Но где проходит граница добросовестной обработки? Вероятно, там, где создание образов и изложение писательской версии событий (бывает и некритичное использование источников) оборачивается конъюнктурной выдумкой и передёргиванием. Рубеж этот довольно зыбкий. Работа над исторической прозой зависит от пристрастий автора и подвержена настроениям времени так же, как любое творчество. Каждый писатель сам для себя определяет степень бережности — или педантичности — в обращении с исторической фактурой. Право на замысел — его основное право. А дальше получается, как и с любыми другими правами. Случаются ненарочные или намеренные злоупотребления. Либо простительные промахи и оправданные искажения, но последнее — уже часть замысла.
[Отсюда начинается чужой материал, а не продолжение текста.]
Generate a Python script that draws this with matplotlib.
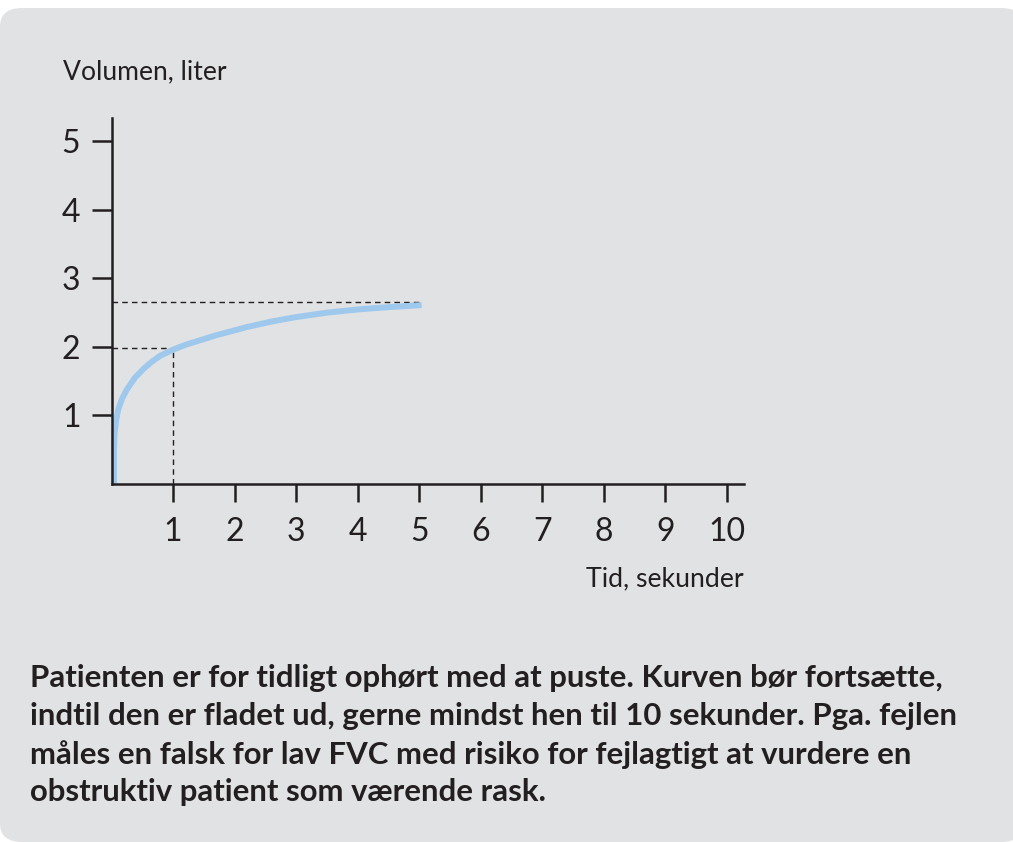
import matplotlib.pyplot as plt
from matplotlib.patches import FancyBboxPatch

plt.rcParams['font.family'] = ['Lato', 'DejaVu Sans']

# data
tid = [0.04, 0.04, 0.05, 0.08, 0.11, 0.17, 0.25, 0.38, 0.52, 0.65, 0.79, 1.0, 1.2, 1.45, 1.7, 1.95, 2.2, 2.6, 2.96, 3.5, 4.04, 4.5, 5.04]
volumen = [0.0, 0.5, 0.75, 0.95, 1.09, 1.24, 1.38, 1.55, 1.68, 1.78, 1.87, 1.96, 2.03, 2.10, 2.17, 2.23, 2.29, 2.37, 2.43, 2.50, 2.55, 2.58, 2.61]
fvc_slut = 2.66
fev1 = 1.98
x_ticks = [1, 2, 3, 4, 5, 6, 7, 8, 9, 10]
y_ticks = [1, 2, 3, 4, 5]

tekst = ("Patienten er for tidligt ophørt med at puste. Kurven bør fortsætte,\n"
         "indtil den er fladet ud, gerne mindst hen til 10 sekunder. Pga. fejlen\n"
         "måles en falsk for lav FVC med risiko for fejlagtigt at vurdere en\n"
         "obstruktiv patient som værende rask.")

ink = '#231f20'
bg = '#e1e2e4'

fig = plt.figure(figsize=(10.13, 8.42), dpi=100)
fig.patch.set_facecolor('white')

# grå baggrund med runde hjørner
W, H = 1013, 842
panel = FancyBboxPatch((0, 0), 1013 / W + 0.01, (842 - 8) / H,
                       boxstyle='round,pad=0,rounding_size=0.022',
                       transform=fig.transFigure, facecolor=bg, edgecolor='none', zorder=-1)
fig.add_artist(panel)

ax = fig.add_axes([111.5 / W, 1 - 484 / H, (744 - 111.5) / W, (484 - 118) / H])
ax.set_zorder(1)
ax.set_facecolor('none')
ax.set_xlim(0, 10.28)
ax.set_ylim(0, 5.34)

ax.plot(tid, volumen, color='#9ec9ed', lw=4.3, solid_capstyle='butt', solid_joinstyle='round',
        zorder=3, clip_on=False)

# stiplede hjælpelinjer
ax.plot([0, tid[-1]], [fvc_slut, fvc_slut], color=ink, lw=1.0, ls=(0, (4, 3)), zorder=2)
ax.plot([0, 1], [fev1, fev1], color=ink, lw=1.0, ls=(0, (4, 3)), zorder=2)
ax.plot([1, 1], [0, fev1], color=ink, lw=1.0, ls=(0, (4, 3)), zorder=2)

for s in ['top', 'right']:
    ax.spines[s].set_visible(False)
for s in ['left', 'bottom']:
    ax.spines[s].set_color(ink)
    ax.spines[s].set_linewidth(1.8)
    ax.spines[s].set_zorder(4)

ax.set_xticks(x_ticks)
ax.set_yticks(y_ticks)
ax.tick_params(axis='x', length=13, width=1.8, color=ink, labelcolor=ink, labelsize=23, pad=11)
ax.tick_params(axis='y', length=14.4, width=1.8, color=ink, labelcolor=ink, labelsize=23, pad=8)

fig.text(63 / W, 1 - 72 / H, 'Volumen, liter', fontsize=19.1, color=ink, va='center', ha='left')
fig.text(744 / W, 1 - 579 / H, 'Tid, sekunder', fontsize=19.2, color=ink, va='center', ha='right')

fig.text(30 / W, 1 - 664 / H, tekst, fontsize=22.4, fontweight='bold', color=ink,
         va='top', ha='left', linespacing=1.42)

fig.savefig('out.png', dpi=100, facecolor='white')
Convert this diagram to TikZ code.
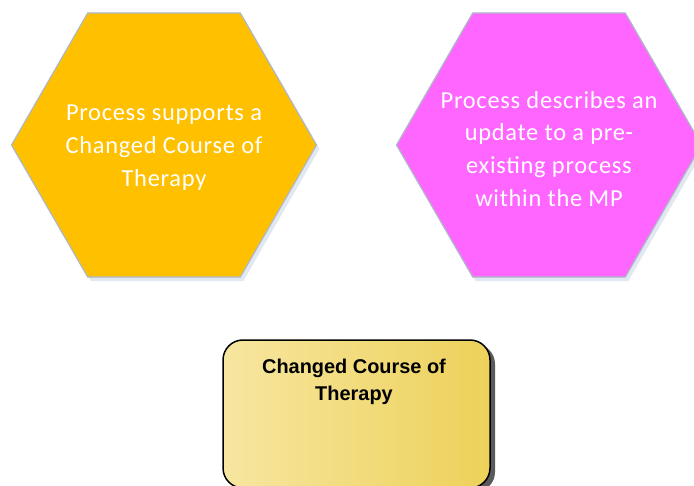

Отвечая на вопрос, нужно ли писателю погружаться в архивы, Леонид Юзефович заметил: «Вы не найдёте у профессиональных историков документов, которые дают понимание человеческих эмоций. А это то, что нам надо». Писатели-прозаики, будь то реконструкторы времени или постановщики драм в исторических декорациях, дают читателям то, что не найти в монографиях и исследованиях.
Возвращаясь к «Теням тевтонов» — о чём эта книга? О гибели воинствующего рыцарского ордена? О крахе нацистской Германии? Алексей Иванов говорит, что о разрушительности конспирологии — когда сон разума рождает чудовищ. Однако авторский замысел зачастую не исчерпывается одной-двумя идеями, а смыслы иногда сами появляются из-под пера, то бишь клавиатуры.
В «Тенях тевтонов» можно увидеть вплетённый в приключенческую фабулу рассказ о том, насколько просто продать свою душу (дьяволу, богу войны или кому-то ещё — не суть важно) и как трудно её сохранить. Здесь есть любовь и ненависть, смелость и слабость, преданность и коварство, интриги и тайны, и немало адреналина для воображения — в общем, всё, чтобы увлечь читателя, затронуть его разум и чувства.
Человеческая природа за все века, по большому счёту, не изменилась. Люди по-прежнему живут эмоциями. Кстати, знаете, как Вальтер Скотт определял своего «Айвенго»? Что было напечатано под заголовком первого издания книги, на которой выросло не одно поколение медиевистов? Не «historical novel» — «a romance».